Given data
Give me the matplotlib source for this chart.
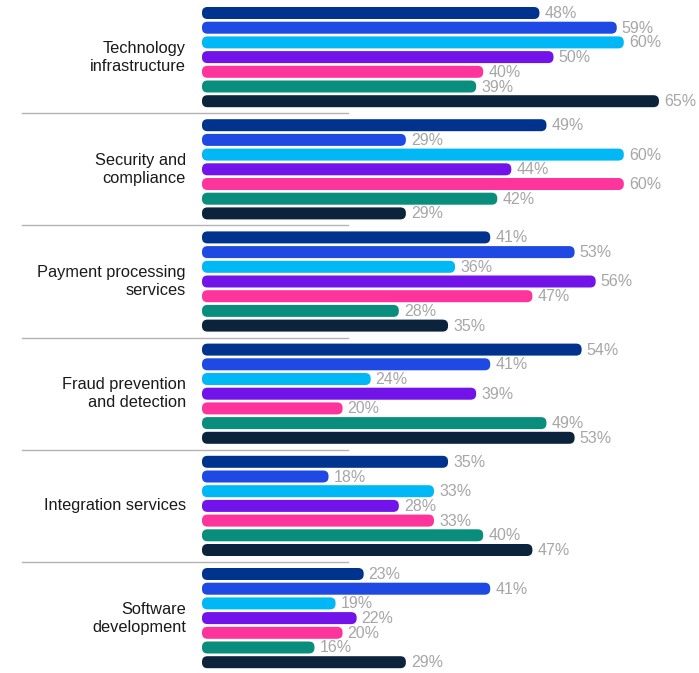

--

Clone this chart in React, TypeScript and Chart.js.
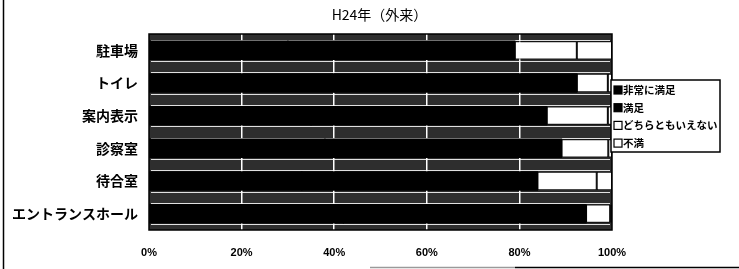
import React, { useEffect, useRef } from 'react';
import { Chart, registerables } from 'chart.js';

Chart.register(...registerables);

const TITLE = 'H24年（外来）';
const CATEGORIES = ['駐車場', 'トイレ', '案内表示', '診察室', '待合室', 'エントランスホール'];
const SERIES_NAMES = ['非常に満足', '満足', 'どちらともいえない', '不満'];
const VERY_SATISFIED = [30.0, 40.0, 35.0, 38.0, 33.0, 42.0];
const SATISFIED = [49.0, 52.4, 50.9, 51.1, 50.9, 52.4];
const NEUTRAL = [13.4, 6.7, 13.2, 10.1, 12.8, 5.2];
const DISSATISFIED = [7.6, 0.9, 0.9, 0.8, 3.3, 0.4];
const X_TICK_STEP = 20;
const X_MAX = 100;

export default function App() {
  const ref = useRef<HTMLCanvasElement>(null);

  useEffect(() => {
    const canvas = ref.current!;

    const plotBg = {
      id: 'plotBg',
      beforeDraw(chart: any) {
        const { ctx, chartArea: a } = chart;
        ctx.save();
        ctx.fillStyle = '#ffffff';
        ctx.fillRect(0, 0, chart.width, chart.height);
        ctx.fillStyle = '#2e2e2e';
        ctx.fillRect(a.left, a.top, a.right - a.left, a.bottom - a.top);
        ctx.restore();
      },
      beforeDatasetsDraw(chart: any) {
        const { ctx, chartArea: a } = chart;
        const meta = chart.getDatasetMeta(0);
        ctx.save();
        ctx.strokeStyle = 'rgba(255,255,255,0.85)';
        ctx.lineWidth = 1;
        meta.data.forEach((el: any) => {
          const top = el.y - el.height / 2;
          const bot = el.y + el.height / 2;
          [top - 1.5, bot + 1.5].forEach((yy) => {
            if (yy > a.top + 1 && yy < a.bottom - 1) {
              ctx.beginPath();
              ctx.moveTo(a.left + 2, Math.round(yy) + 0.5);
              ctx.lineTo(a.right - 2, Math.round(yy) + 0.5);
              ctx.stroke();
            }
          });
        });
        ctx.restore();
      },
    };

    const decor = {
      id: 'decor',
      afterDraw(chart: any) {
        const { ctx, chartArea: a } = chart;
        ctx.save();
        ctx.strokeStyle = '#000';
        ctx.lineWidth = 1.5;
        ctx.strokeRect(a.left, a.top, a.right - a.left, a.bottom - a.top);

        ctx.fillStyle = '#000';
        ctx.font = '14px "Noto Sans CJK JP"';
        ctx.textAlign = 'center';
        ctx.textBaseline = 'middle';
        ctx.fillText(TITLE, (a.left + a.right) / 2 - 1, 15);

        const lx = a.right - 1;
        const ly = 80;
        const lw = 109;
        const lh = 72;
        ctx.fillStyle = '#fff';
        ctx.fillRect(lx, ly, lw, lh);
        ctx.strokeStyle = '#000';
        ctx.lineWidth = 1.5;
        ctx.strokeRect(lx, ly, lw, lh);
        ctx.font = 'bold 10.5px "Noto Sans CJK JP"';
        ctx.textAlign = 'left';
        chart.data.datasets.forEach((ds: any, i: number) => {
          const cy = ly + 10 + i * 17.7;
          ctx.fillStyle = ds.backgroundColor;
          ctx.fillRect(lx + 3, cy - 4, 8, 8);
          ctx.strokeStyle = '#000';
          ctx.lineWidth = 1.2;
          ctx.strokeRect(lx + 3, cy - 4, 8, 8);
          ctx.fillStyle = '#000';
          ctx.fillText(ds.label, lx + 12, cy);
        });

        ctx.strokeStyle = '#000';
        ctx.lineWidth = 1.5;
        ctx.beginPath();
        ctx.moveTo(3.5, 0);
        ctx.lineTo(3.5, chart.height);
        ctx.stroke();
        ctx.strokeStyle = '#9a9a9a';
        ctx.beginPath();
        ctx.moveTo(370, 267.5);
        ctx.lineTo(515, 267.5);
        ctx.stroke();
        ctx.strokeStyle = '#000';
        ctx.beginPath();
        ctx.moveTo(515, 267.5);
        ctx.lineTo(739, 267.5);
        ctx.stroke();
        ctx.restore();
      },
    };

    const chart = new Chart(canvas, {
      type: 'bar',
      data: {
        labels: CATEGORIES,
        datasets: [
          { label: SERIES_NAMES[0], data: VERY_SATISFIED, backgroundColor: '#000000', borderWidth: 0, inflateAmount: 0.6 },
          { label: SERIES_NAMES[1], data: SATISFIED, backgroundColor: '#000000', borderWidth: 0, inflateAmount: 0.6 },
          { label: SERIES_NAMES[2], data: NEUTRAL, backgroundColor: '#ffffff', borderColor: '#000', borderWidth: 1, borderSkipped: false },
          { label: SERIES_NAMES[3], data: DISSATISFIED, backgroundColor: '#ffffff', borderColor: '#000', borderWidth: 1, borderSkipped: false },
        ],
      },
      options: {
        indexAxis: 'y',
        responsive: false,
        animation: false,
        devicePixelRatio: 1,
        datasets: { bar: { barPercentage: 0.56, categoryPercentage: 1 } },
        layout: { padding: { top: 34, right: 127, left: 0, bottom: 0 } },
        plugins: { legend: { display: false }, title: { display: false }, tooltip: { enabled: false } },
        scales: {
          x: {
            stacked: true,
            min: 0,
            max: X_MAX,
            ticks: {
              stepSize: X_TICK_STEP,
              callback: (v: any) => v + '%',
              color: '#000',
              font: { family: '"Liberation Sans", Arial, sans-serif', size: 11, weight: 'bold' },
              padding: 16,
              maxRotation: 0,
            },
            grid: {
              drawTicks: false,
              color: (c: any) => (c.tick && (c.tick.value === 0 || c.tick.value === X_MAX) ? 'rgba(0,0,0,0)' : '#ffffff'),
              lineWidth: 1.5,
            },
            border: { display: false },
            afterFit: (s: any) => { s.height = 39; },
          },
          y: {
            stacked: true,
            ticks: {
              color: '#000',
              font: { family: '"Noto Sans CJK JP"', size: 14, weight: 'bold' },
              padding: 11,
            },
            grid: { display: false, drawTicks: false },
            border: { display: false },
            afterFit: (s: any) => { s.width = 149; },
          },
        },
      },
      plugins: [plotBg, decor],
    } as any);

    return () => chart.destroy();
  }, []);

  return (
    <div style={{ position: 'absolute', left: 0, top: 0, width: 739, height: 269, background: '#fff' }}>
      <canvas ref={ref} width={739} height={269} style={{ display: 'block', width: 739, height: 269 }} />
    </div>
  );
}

Exercise objective
Only the lines between the one with "Clone this chart" and the one with "Chart.register(...registerables);", those two included, get copied from the material above. Keep it exact and free of pictures.

Right answer
Clone this chart in React, TypeScript and Chart.js.
import React, { useEffect, useRef } from 'react';
import { Chart, registerables } from 'chart.js';

Chart.register(...registerables);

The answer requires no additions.